W.M.E., for instance, has an affiliate company called Endeavor Content. It was formed in 2017 and is a distributor of the show “Killing Eve,” as well as a producer of an epic drama coming from Apple TV Plus called “See.” C.A.A. also has an affiliate: Wiip. It is a producer of “Dickinson,” a comedy series that is also part of the Apple rollout scheduled for the fall. United Talent Agency is also getting in on production, with an affiliate called Civic Center Media. It has teamed up with M.R.C., the producer of “House of Cards,” to make new shows.
The agencies have argued that these affiliates are artist-friendly studios that will help writers, because they add to the number of potential buyers — which means more competition for writers’ services and bigger paychecks. The writers have said that agencies have a conflict of interest when they act as studios. How, they ask, can an agent represent you and also be your boss?
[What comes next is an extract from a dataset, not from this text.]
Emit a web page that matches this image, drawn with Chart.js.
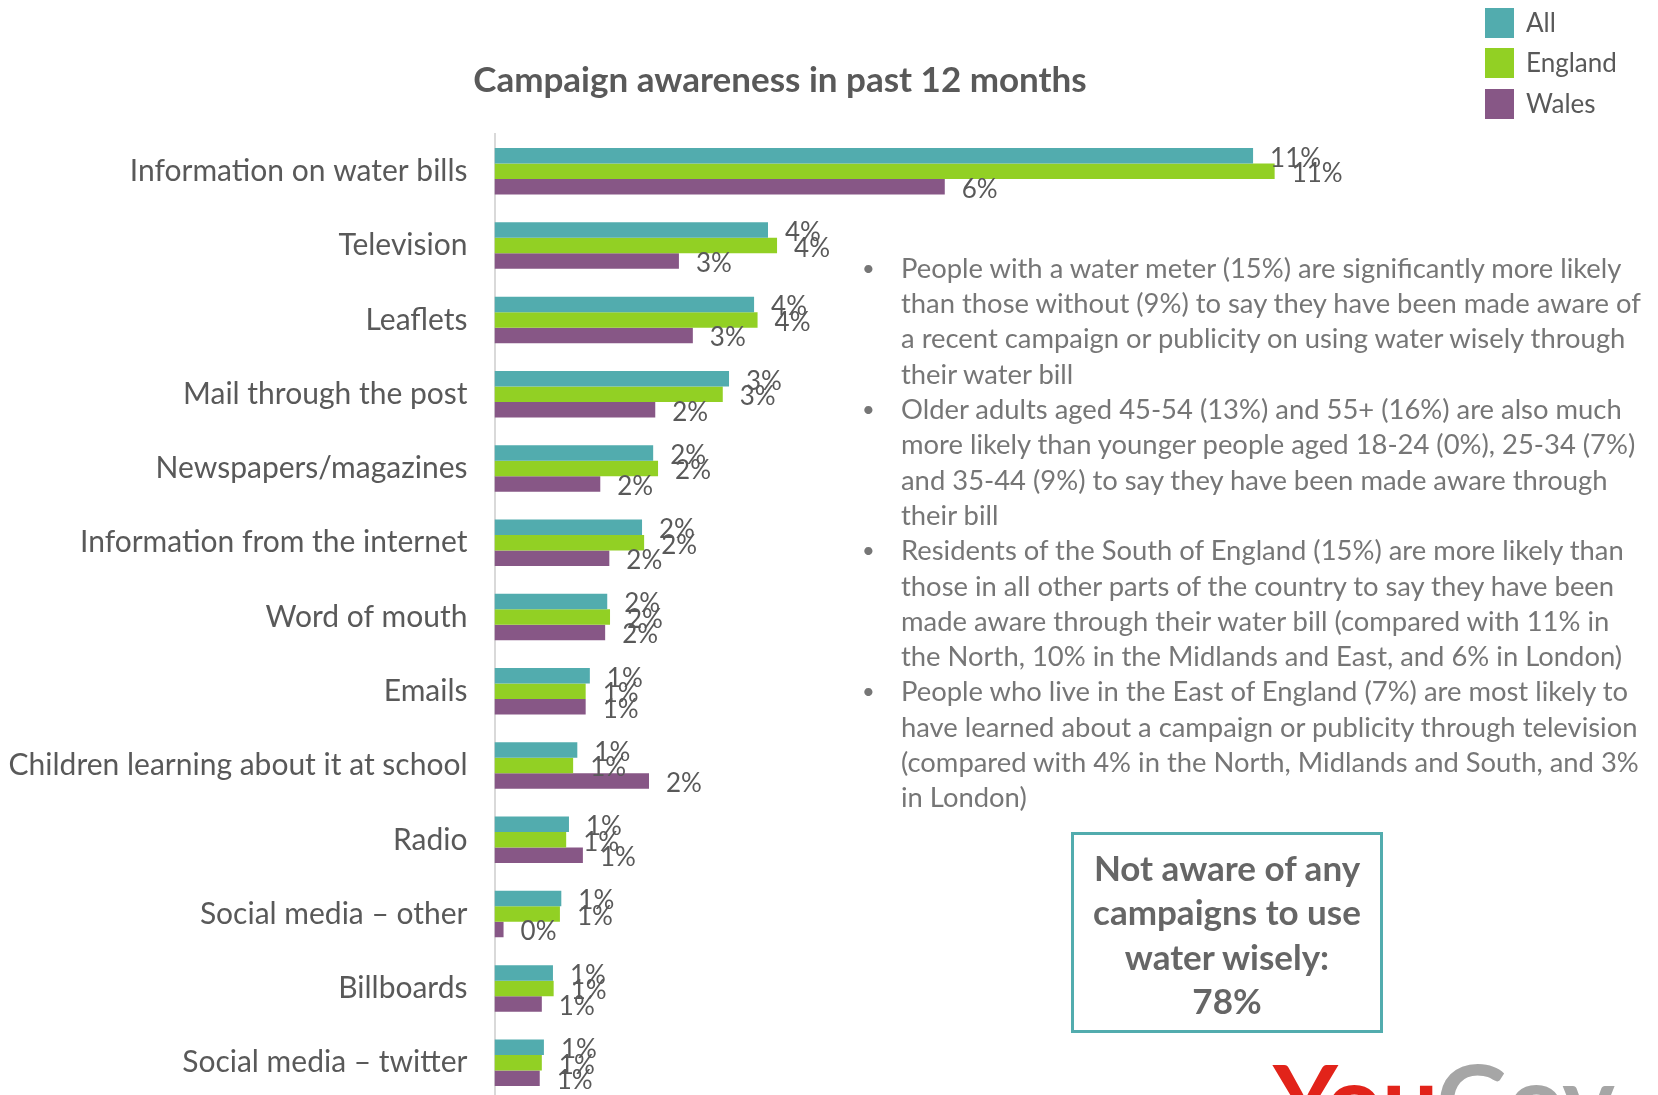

Have the agencies considered getting out of the production business?
Nope. They offered to meet with the writers unions four times a year in an effort to demonstrate that the affiliated studios were benefiting their members. The W.G.A. called this arrangement “unacceptable.”
What does all this have to do with Peak TV?
With the rise of streaming, there are more shows than ever before, a phenomenon often called Peak TV. Writers say their pay has not reflected the boom. Weekly earnings for television writers declined 23 percent between 2014 and 2016, according to W.G.A. figures. And pay on a per-episode basis, when adjusted for inflation, has also declined since the 1990s, the W.G.A. said.
The agencies have questioned the W.G.A.’s calculations. An analysis by William Morris Endeavor determined that compensation for its writers went up by an average of 9 percent each year between 2016 and 2018.
The agents have conceded that Peak TV may have its downsides — but only because studios and streaming services are getting more powerful. In this atmosphere, the agents argue that their services are needed more than ever.
What happens next?
Nobody knows. The agencies may wait to see if the writers fracture in the days to come. Likewise, the writers may wait to see if more agencies cave and sign the new code of conduct.
Other than the minor agencies that have signed the code and the small number of W.G.A. members who voted against the idea of firing their agents, each side has presented a united front.
Many bystanders — producers, studio executives — expect the W.G.A. to file a lawsuit and let the courts decide who is right and who is wrong.